Conspiracy theories are awesome!


----------



## The Grim Repper (Feb 9, 2015)

Reports say it was a chemical factory explosion.

Military plant bombing by Ukraine forces turns night into day - 9news.com.au


----------



## humpthebobcat (Feb 9, 2015)

Worlds largest Molotov cocktail

Wow cnn just said it was an arms depo and cut the shock wave out of the video that is in the Alex jones video above


----------



## lycan Venom (Feb 9, 2015)

So oronic and funny, that last night on prison planet in the comments there were three dudes arguing. One made a comment about mass media going to say kt was a chemical plant explosion to cover up the tactical nuke.... fucking so ironic.... CNN is now relorting ot was a chemical factory.

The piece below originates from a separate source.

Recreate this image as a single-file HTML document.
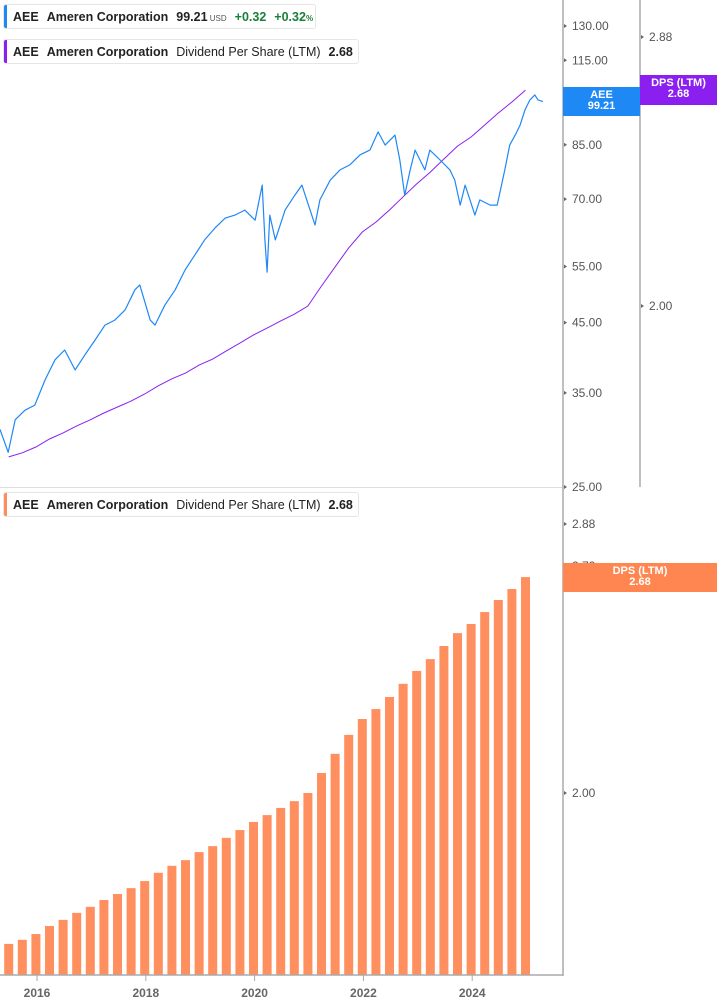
<!DOCTYPE html>
<html><head><meta charset="utf-8">
<style>
body{margin:0;background:#fff;font-family:"Liberation Sans",sans-serif;}
#wrap{position:relative;width:717px;height:1005px;overflow:hidden;}
.leg{position:absolute;left:3px;height:25px;border:1px solid #e6e6e6;border-radius:3px;background:#fff;font-size:12.5px;font-weight:bold;color:#222;line-height:25px;padding-left:9px;white-space:nowrap;box-sizing:border-box;}
.leg .bar{position:absolute;left:0;top:0;bottom:0;width:3px;border-radius:2px 0 0 2px;}
.leg span{margin-right:8px;}
.n{font-weight:normal;}
.g{color:#1a7f37;}
.tag{position:absolute;color:#fff;font-size:11px;font-weight:bold;text-align:center;line-height:11px;padding-top:3px;box-sizing:border-box;}
</style></head><body>
<div id="wrap">
<svg id="svg" width="717" height="1005" style="position:absolute;left:0;top:0"></svg>
<div class="leg" style="top:4px;width:313px"><div class="bar" style="background:#1e88f5"></div><span>AEE</span><span>Ameren Corporation</span><span>99.21<small style="font-size:8px;font-weight:normal;color:#555"> USD</small></span><span class="g">+0.32</span><span class="g">+0.32<small style="font-size:8px">%</small></span></div>
<div class="leg" style="top:39px;width:356px"><div class="bar" style="background:#8a1ff0"></div><span>AEE</span><span>Ameren Corporation</span><span class="n">Dividend Per Share (LTM)</span><span>2.68</span></div>
<div class="leg" style="top:492px;width:356px"><div class="bar" style="background:#ff8c59"></div><span>AEE</span><span>Ameren Corporation</span><span class="n">Dividend Per Share (LTM)</span><span>2.68</span></div>
<div class="tag" style="left:563px;top:87px;width:77px;height:29px;background:#1e88f5">AEE<br>99.21</div>
<div class="tag" style="left:640px;top:75px;width:77px;height:30px;background:#8a1ff0">DPS (LTM)<br>2.68</div>
<div class="tag" style="left:563px;top:563px;width:154px;height:29px;background:#ff8650">DPS (LTM)<br>2.68</div>
</div>
<script>
const priceYears=[2015.32,2015.47,2015.60,2015.78,2015.96,2016.15,2016.33,2016.51,2016.70,2016.88,2017.07,2017.25,2017.43,2017.62,2017.80,2017.89,2018.08,2018.17,2018.35,2018.54,2018.72,2018.90,2019.08,2019.27,2019.46,2019.64,2019.82,2020.01,2020.14,2020.19,2020.23,2020.28,2020.38,2020.56,2020.74,2020.87,2021.02,2021.11,2021.20,2021.39,2021.57,2021.75,2021.94,2022.12,2022.27,2022.40,2022.58,2022.67,2022.76,2022.86,2022.95,2023.13,2023.22,2023.41,2023.59,2023.68,2023.78,2023.87,2023.96,2024.05,2024.14,2024.33,2024.46,2024.60,2024.69,2024.79,2024.88,2024.97,2025.06,2025.15,2025.21,2025.30];
const priceValues=[30.7,28.3,31.8,32.9,33.5,36.7,39.4,40.8,38.0,40.1,42.3,44.6,45.4,47.1,50.6,51.5,45.4,44.6,47.9,50.6,54.3,57.3,60.5,63.1,65.4,66.1,67.3,64.9,73.6,60.5,53.9,66.1,60.5,67.3,71.0,73.6,67.3,63.8,69.8,74.9,77.7,79.1,82.0,83.4,89.0,84.9,88.0,80.5,71.0,77.7,83.4,77.7,83.4,80.5,77.7,74.9,68.5,73.6,69.8,66.1,69.8,68.5,68.5,77.7,84.9,88.0,91.2,96.3,99.8,101.6,99.8,99.2];
const dpsYears=[];for(let i=0;i<39;i++)dpsYears.push(2015.48+i*0.25);
const dpsValues=[1.630,1.639,1.652,1.670,1.684,1.700,1.714,1.730,1.744,1.758,1.775,1.795,1.812,1.826,1.846,1.861,1.882,1.902,1.923,1.941,1.960,1.978,2.000,2.055,2.109,2.164,2.211,2.241,2.278,2.319,2.360,2.398,2.441,2.484,2.515,2.556,2.598,2.637,2.680];
const priceTicks=[130,115,100,85,70,55,45,35,25];
const dpsTicksTop=[2.88,2.00];
const dpsTicksBottom=[2.88,2.72,2.00];
const yearTicks=[2016,2018,2020,2022,2024];

const NS="http://www.w3.org/2000/svg";const svg=document.getElementById('svg');
function mk(t,a,p){const e=document.createElementNS(NS,t);for(const k in a)e.setAttribute(k,a[k]);(p||svg).appendChild(e);return e;}
const X=y=>37+(y-2016)*54.4;
const YP=v=>26+279.6*Math.log(130/v);
const YD=v=>306+737.7*Math.log(2/v);
const YB=v=>793+737.7*Math.log(2/v);
// grid lines
let e=mk('line',{x1:0,y1:487.5,x2:563,y2:487.5,stroke:'#ddd','stroke-width':1});

// bars
const gb=mk('g',{});
dpsYears.forEach((yr,i)=>{const y=YB(dpsValues[i]);const b=mk('rect',{x:X(yr)-4.5,y:y,width:9,height:975-y,fill:'#ff8f5e'},gb);
});
// dps line
let d=dpsYears.map((yr,i)=>(i?'L':'M')+X(yr).toFixed(1)+','+YD(dpsValues[i]).toFixed(1)).join('');
e=mk('path',{d:d,fill:'none',stroke:'#8a1ff0','stroke-width':1});

// price line
d=priceYears.map((yr,i)=>(i?'L':'M')+X(yr).toFixed(1)+','+YP(priceValues[i]).toFixed(1)).join('');
e=mk('path',{d:d,fill:'none',stroke:'#1e88f5','stroke-width':1.2,'stroke-linejoin':'round'});

// axes
e=mk('line',{x1:563,y1:0,x2:563,y2:976,stroke:'#aaa','stroke-width':1.5});

e=mk('line',{x1:640,y1:0,x2:640,y2:487,stroke:'#aaa','stroke-width':1.5});

e=mk('line',{x1:0,y1:975,x2:563,y2:975,stroke:'#aaa','stroke-width':1.5});

function tick(x,y,label,name){const t=mk('path',{d:`M${x},${y-2}L${x+3},${y}L${x},${y+2}Z`,fill:'#666'});

const tx=mk('text',{x:x+8,y:y+4,'font-size':'12',fill:'#555','font-family':'Liberation Sans, sans-serif'});tx.textContent=label;
}
priceTicks.forEach(v=>tick(564,YP(v),v.toFixed(2),'price-tick-label'));
dpsTicksTop.forEach(v=>tick(641,YD(v),v.toFixed(2),'dps-tick-label-top'));
dpsTicksBottom.forEach(v=>tick(564,YB(v),v.toFixed(2),'dps-tick-label-bottom'));
yearTicks.forEach(yr=>{const x=X(yr);const l=mk('line',{x1:x,y1:975,x2:x,y2:981,stroke:'#aaa'});

const t=mk('text',{x:x,y:997,'font-size':'12','font-weight':'bold',fill:'#666','text-anchor':'middle','font-family':'Liberation Sans, sans-serif'});t.textContent=yr;
});
</script>
</body></html>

I live in a part of the state where there are shit loads of oil refineries,  a nuclear power plant and chemical plants... i have never been told in my life that an explosion at that magnitude is feasible. 

I smell a cover up... im not sure it was a nuke but something is being hidden and that was no fucking chemical plant. I remember the one here in america. It was a fertilizer plant i think and it was no where near that level of Ukraine.


----------



## Phoe2006 (Feb 9, 2015)

Yea it was in Waco area I think but nowhere near the size of that explosion.


----------



## chaotichealth (Feb 9, 2015)

I hope it drives the price of oil up


----------



## lycan Venom (Feb 10, 2015)

For choatic : 

Oil at $55 per barrel is here to stay - Feb. 9, 2015


----------



## chaotichealth (Feb 10, 2015)

For now. But I promise in two years it will be back to where it should be


----------



## Phoe2006 (Feb 10, 2015)

chaotichealth said:


> For now. But I promise in two years it will be back to where it should be


Probably sooner and expect much higher gas prices from what I'm hearing


----------



## lycan Venom (Feb 10, 2015)

I better get a vehicle that doesn't rely on gasoline, I cant do $4-5 a gallon again. Not until im making six digit paychecks which wont be anytime soon.


----------



## Phoe2006 (Feb 10, 2015)

lycan Venom said:


> I better get a vehicle that doesn't rely on gasoline, I cant do $4-5 a gallon again. Not until im making six digit paychecks which wont be anytime soon.


Well at first OPEC was saying that'd wed never see $100+ barrels of oil again. Then some king or prince or some shit died recently and his predecessor said look for $130-160+ barrels and the us oil market is forecasting $4-5 gallons of gas in the near future. I'm all for it myself being in the industry but for the people living on welfare and food stamps its gonna suck to drive there fancy cars that we pay for as taxpayers. 

Sorry got way off topic rant over lol. Anyone else hear anything more about this


----------